Future cases involving alleged misconduct by regulated utilities will likely reference this judgment to argue against the viability of claims that attempt to exploit RICO as a tool for challenging established regulatory rates. Moreover, regulators may feel further empowered to maintain strict control over rate determinations without fearing ancillary private litigation as a consequence of their decisions.
Complex Concepts Simplified
Filed Rate Doctrine
The filed rate doctrine is a legal principle that prohibits individuals or entities from claiming damages for rate amounts that have been formally approved and filed with a regulatory body. Essentially, if a rate is set by an authorized commission, consumers cannot sue the provider for overcharges based on that rate, as it is deemed to be legally established and binding.
RICO (Racketeer Influenced and Corrupt Organizations Act)

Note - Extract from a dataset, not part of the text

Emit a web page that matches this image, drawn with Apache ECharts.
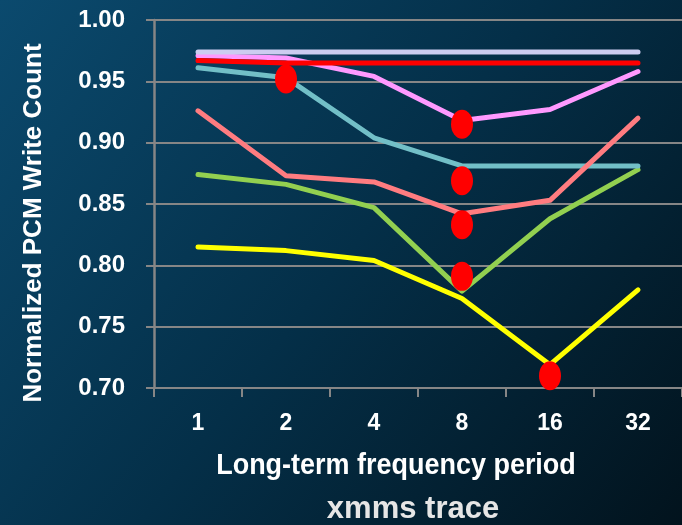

RICO is a federal law designed to combat organized crime by allowing prosecution and civil suits against individuals involved in a pattern of racketeering activity connected to an enterprise. It enables plaintiffs to seek triple damages if they can prove that their business or property was directly harmed by the defendant's racketeering activities.
En Banc Review
An en banc review involves a case being heard before all the judges of a court (in this case, the entire Eleventh Circuit) rather than by a smaller panel. This is typically reserved for cases of exceptional importance or to resolve inconsistencies in the court’s decisions.
Conclusion
The Eleventh Circuit's decision in M.R. Taffet and Robert M. Fierman v. The Southern Company serves as a critical reaffirmation of the filed rate doctrine, particularly within the ambit of RICO litigation against regulated utilities. By upholding the dismissal of RICO claims based on the inability to demonstrate a legal injury from paying filed rates, the court has underscored the supremacy of administrative rate-setting processes over private legal actions. This not only preserves the integrity of regulated rate structures but also ensures that utilities operate within a stable and predictable legal framework, safeguarding both the industry and its consumers from potential exploitative litigation practices.

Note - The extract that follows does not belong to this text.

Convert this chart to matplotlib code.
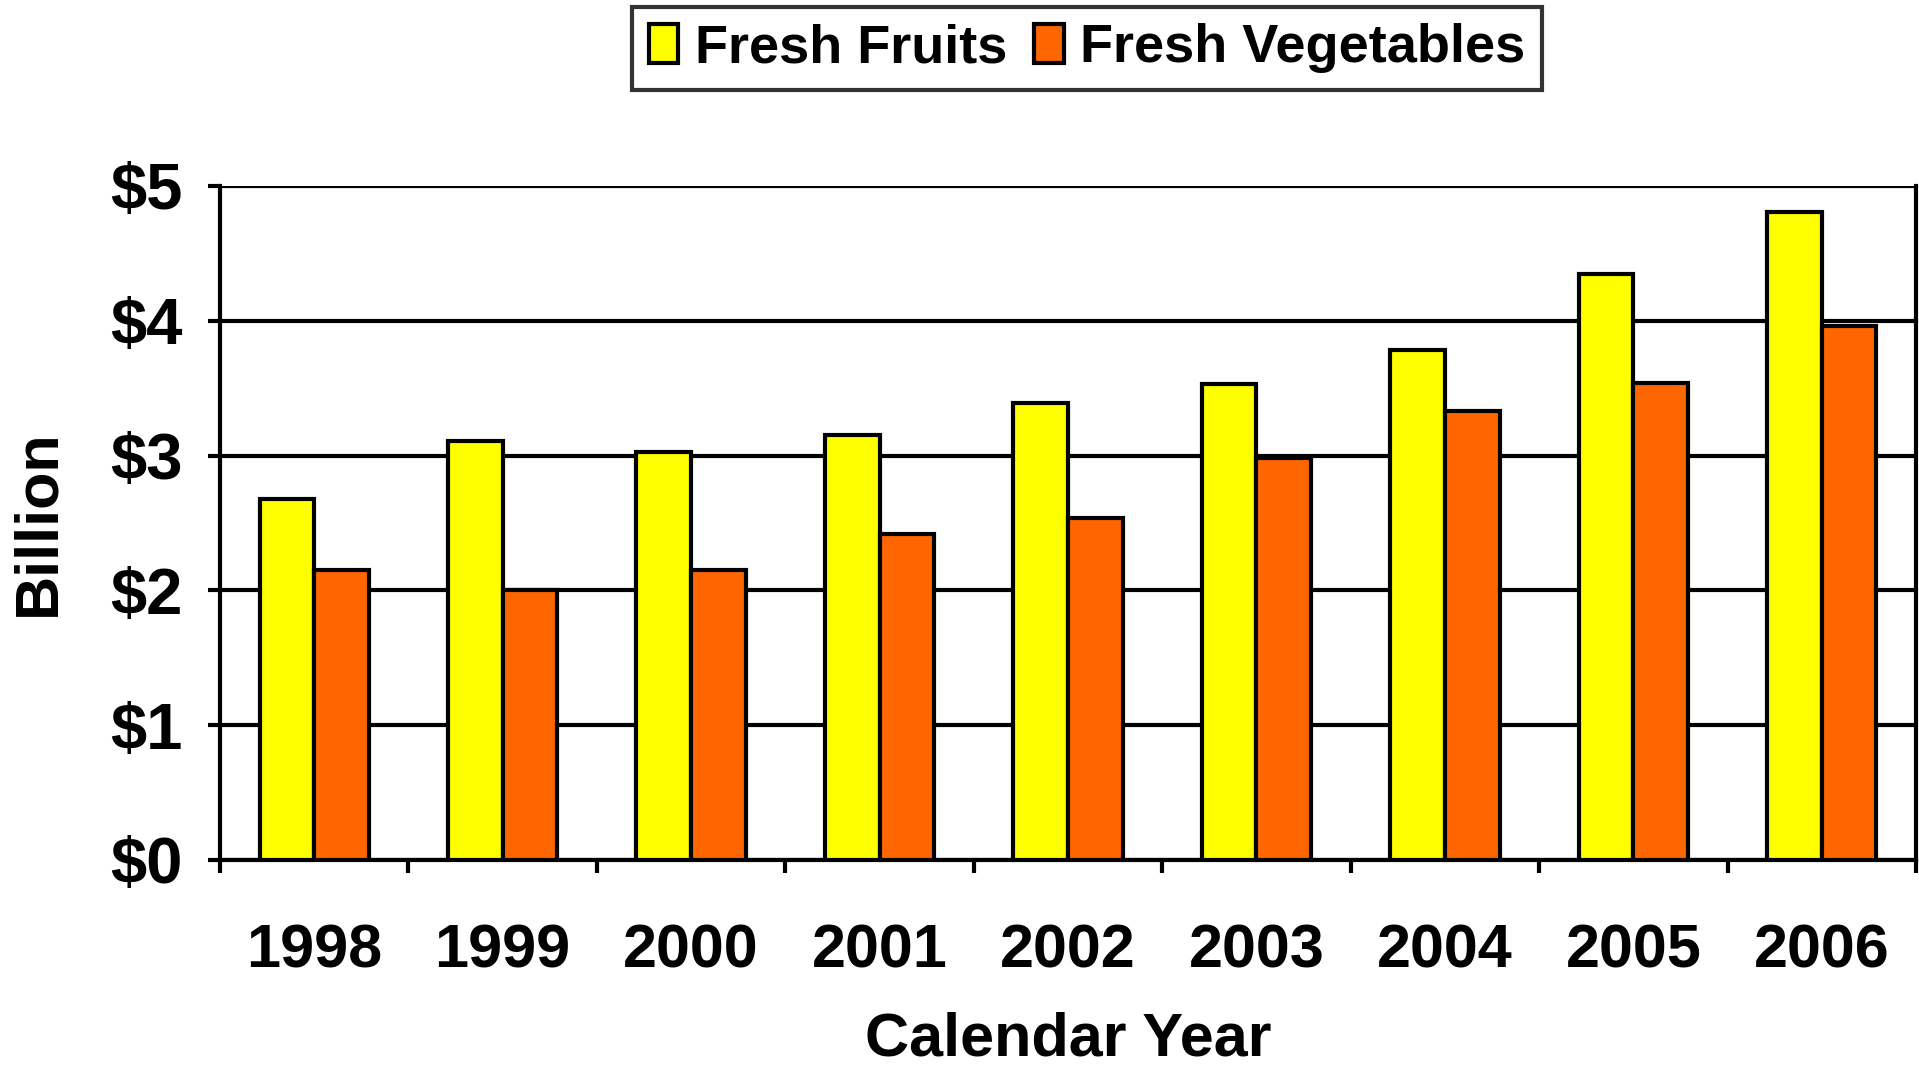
import numpy as np
import matplotlib.pyplot as plt

years = ["1998", "1999", "2000", "2001", "2002", "2003", "2004", "2005", "2006"]
fruits = [2.68, 3.11, 3.03, 3.15, 3.39, 3.53, 3.78, 4.35, 4.81]
vegetables = [2.15, 2.00, 2.15, 2.42, 2.54, 2.98, 3.33, 3.54, 3.96]
y_ticks = [0, 1, 2, 3, 4, 5]
y_labels = ["$0", "$1", "$2", "$3", "$4", "$5"]

plt.rcParams['font.family'] = ['Liberation Sans', 'DejaVu Sans']
plt.rcParams['font.weight'] = 'bold'

W, H = 1919, 1066
fig = plt.figure(figsize=(W / 100, H / 100), dpi=100)
ax = fig.add_axes([220 / W, 1 - 860 / H, (1916 - 220) / W, (860 - 186) / H])

lw = 3.0
x = np.arange(len(years))
bw = 0.29
b1 = ax.bar(x - bw / 2, fruits, bw, color='#FFFF00', edgecolor='black', linewidth=lw,
            label='Fresh Fruits', zorder=3)
b2 = ax.bar(x + bw / 2, vegetables, bw, color='#FF6600', edgecolor='black', linewidth=lw,
            label='Fresh Vegetables', zorder=3)

ax.set_xlim(-0.5, len(years) - 0.5)
ax.set_ylim(0, 5)
ax.set_yticks(y_ticks)
ax.set_yticklabels(y_labels, fontsize=47, fontweight='bold')
ax.set_xticks(x)
ax.set_xticklabels(years, fontsize=44, fontweight='bold')
ax.set_xticks(np.arange(len(years) + 1) - 0.5, minor=True)
ax.tick_params(axis='x', which='major', length=0, pad=46)
ax.tick_params(axis='x', which='minor', length=9, width=lw, direction='out')
ax.tick_params(axis='y', length=9, width=lw, direction='out', pad=18)

ax.grid(axis='y', color='black', linewidth=lw, zorder=0)
ax.set_axisbelow(True)
for s in ax.spines.values():
    s.set_linewidth(lw)
ax.spines['top'].set_visible(False)

# axis titles placed in figure pixels to match the original
fig.text(1068 / W, 1 - 1040 / H, "Calendar Year", fontsize=44, fontweight='bold',
         ha='center', va='center')
fig.text(39 / W, 1 - 523 / H, "Billion", fontsize=44, fontweight='bold',
         ha='center', va='center', rotation=90)

leg = fig.legend(handles=[b1, b2], loc='upper center', bbox_to_anchor=(1087 / W, 1 - 7 / H),
                 ncol=2, fontsize=39, frameon=True, fancybox=False, edgecolor='black',
                 handlelength=0.55, handleheight=0.75, handletextpad=0.3, columnspacing=0.5,
                 borderpad=0.3, borderaxespad=0)
leg.get_frame().set_linewidth(lw)
for t in leg.get_texts():
    t.set_fontweight('bold')

fig.savefig("out.png", dpi=100)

Moving forward, stakeholders in the utility sector must recognize the boundaries established by this judgment, understanding that challenges to approved rates must be pursued through established administrative channels rather than through avenues like RICO. This delineation ensures that regulatory bodies can effectively perform their duties without the ancillary pressure of private lawsuits undermining their authority and the regulatory balance they maintain.